Judge Staudt’s level of positioning in our states justice system sees felony’s ranging from drug trafficking all the way to murder. Depending on the severity or uniqueness of the situation, the Supreme Court of Iowa can step in and take the case at any point in time. An example he gave us of the Iowa Supreme Court stepping in was an issue between two women who wished to be married. At that point in time, gay marriage was illegal under Iowa law. They went to the county clerk to attain their marriage license with the thought of being denied the right of marriage would be unconstitutional. They were inevitably denied a license and chose to sue the state of Iowa. The Judge ruled in favor of the plaintiffs granting them the right to get married. The case was appealed in the Iowa Supreme Court, gaining national coverage and attracting an enormous amount of criticism via supporters of both sides. In April of 2009, a unanimous Iowa Supreme Court upheld the lower courts ruling finding it was contrary with the equal protection clause of a state constitution such as Iowa’s.
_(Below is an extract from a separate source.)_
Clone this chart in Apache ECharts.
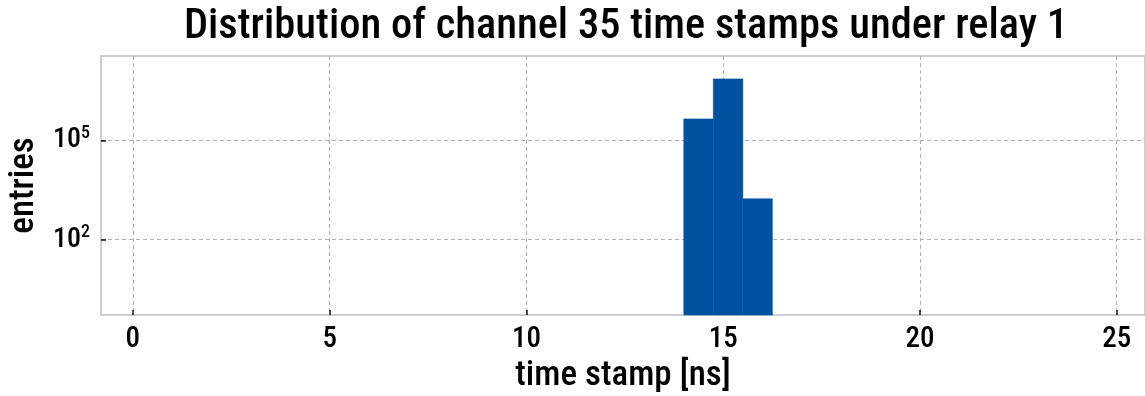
<!DOCTYPE html>
<html>
<head>
<meta charset="utf-8">
<script src="https://cdn.jsdelivr.net/npm/echarts@6/dist/echarts.min.js"></script>
<style>
  html, body { margin: 0; padding: 0; background: #fff; }
  #chart { width: 1145px; height: 396px; }
</style>
</head>
<body>
<div id="chart"></div>
<script>
// histogram bins (ns) and counts
const binEdges = [14.0, 14.75, 15.5, 16.25];
const counts = [4.4e5, 7.1e6, 1.7e3];
const xTicks = [0, 5, 10, 15, 20, 25];
const yTicks = [100, 100000];

const FONT = '"Roboto Condensed", "Liberation Sans Narrow", "DejaVu Sans Condensed", sans-serif';

const bars = counts.map((c, i) => [binEdges[i], binEdges[i + 1], c]);
const yMin = 0.53;

const chart = echarts.init(document.getElementById("chart"));
chart.setOption({
  animation: false,
  title: {
    text: "Distribution of channel 35 time stamps under relay 1",
    left: 621,
    textAlign: "center",
    top: 1,
    textStyle: { fontFamily: FONT, fontSize: 42.5, fontWeight: 500, color: "#000" }
  },
  grid: {
    left: 101,
    right: 0,
    top: 56,
    bottom: 81,
    outerBoundsMode: "none",
    containLabel: false,
    show: true,
    borderColor: "#bdbdbd",
    borderWidth: 1.5
  },
  xAxis: {
    type: "value",
    min: -0.81,
    max: 25.72,
    name: "time stamp [ns]",
    nameLocation: "middle",
    nameGap: 42,
    nameTextStyle: { fontFamily: FONT, fontSize: 35, fontWeight: 500, color: "#000" },
    axisLine: { show: false, onZero: false },
    axisTick: { show: true, inside: true, length: 5, customValues: xTicks, lineStyle: { color: "#111", width: 1.5 } },
    axisLabel: {
      customValues: xTicks,
      fontFamily: FONT, fontSize: 29, fontWeight: 500, color: "#000", margin: 10
    },
    splitLine: { show: true, lineStyle: { color: "#b0b0b0", type: [4, 3], width: 1 } }
  },
  yAxis: {
    type: "log",
    logBase: 10,
    min: yMin,
    max: 3.5e7,
    name: "entries",
    nameLocation: "middle",
    nameGap: 57,
    nameRotate: 90,
    nameTextStyle: { fontFamily: FONT, fontSize: 35, fontWeight: 500, color: "#000" },
    axisLine: { show: false, onZero: false },
    axisTick: { show: true, inside: true, length: 5, customValues: yTicks, lineStyle: { color: "#111", width: 1.5 } },
    axisLabel: {
      customValues: yTicks,
      margin: 11,
      formatter: v => "{b|10}{s|" + Math.round(Math.log10(v)) + "}",
      rich: {
        b: { fontFamily: FONT, fontSize: 28, fontWeight: 500, color: "#000" },
        s: { fontFamily: FONT, fontSize: 18, fontWeight: 500, color: "#000", verticalAlign: "top", padding: [0, 0, 14, 0] }
      }
    },
    splitLine: { show: true, lineStyle: { color: "#b0b0b0", type: [4, 3], width: 1 } }
  },
  series: [{
    type: "custom",
    data: bars,
    encode: { x: [0, 1], y: 2 },
    renderItem: (params, api) => {
      const p0 = api.coord([api.value(0), api.value(2)]);
      const p1 = api.coord([api.value(1), yMin]);
      return {
        type: "rect",
        shape: { x: p0[0], y: p0[1], width: p1[0] - p0[0], height: p1[1] - p0[1] },
        style: { fill: "#0051a0", stroke: "#0051a0", lineWidth: 0.6 }
      };
    },
    z: 1
  }]
});
</script>
</body>
</html>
Staudt was asked many interesting questions about his own court experiences and accounts. Some along the lines of ruling in favor of the law when maybe his personal beliefs go against what he is ruling. Others asking what his most covered or interesting case has been in his long line of duty. As a District Court Judge, the judicial system is requiring them to interpret the law as stated and then to proceed to making a decision on that case according to law. It is not in their job description to rule in favor of something because they feel it is not unethical or unjust nor can a judge at Staudt’s level interpret the law in hope of a bill for revision. From the sentences above I concluded I could never be a judge. If a case was brought to me and it went against my personal beliefs to rule in favor of the written law, I could not do so. Luckily Judge Staudt said he has never encountered such a case… Yet.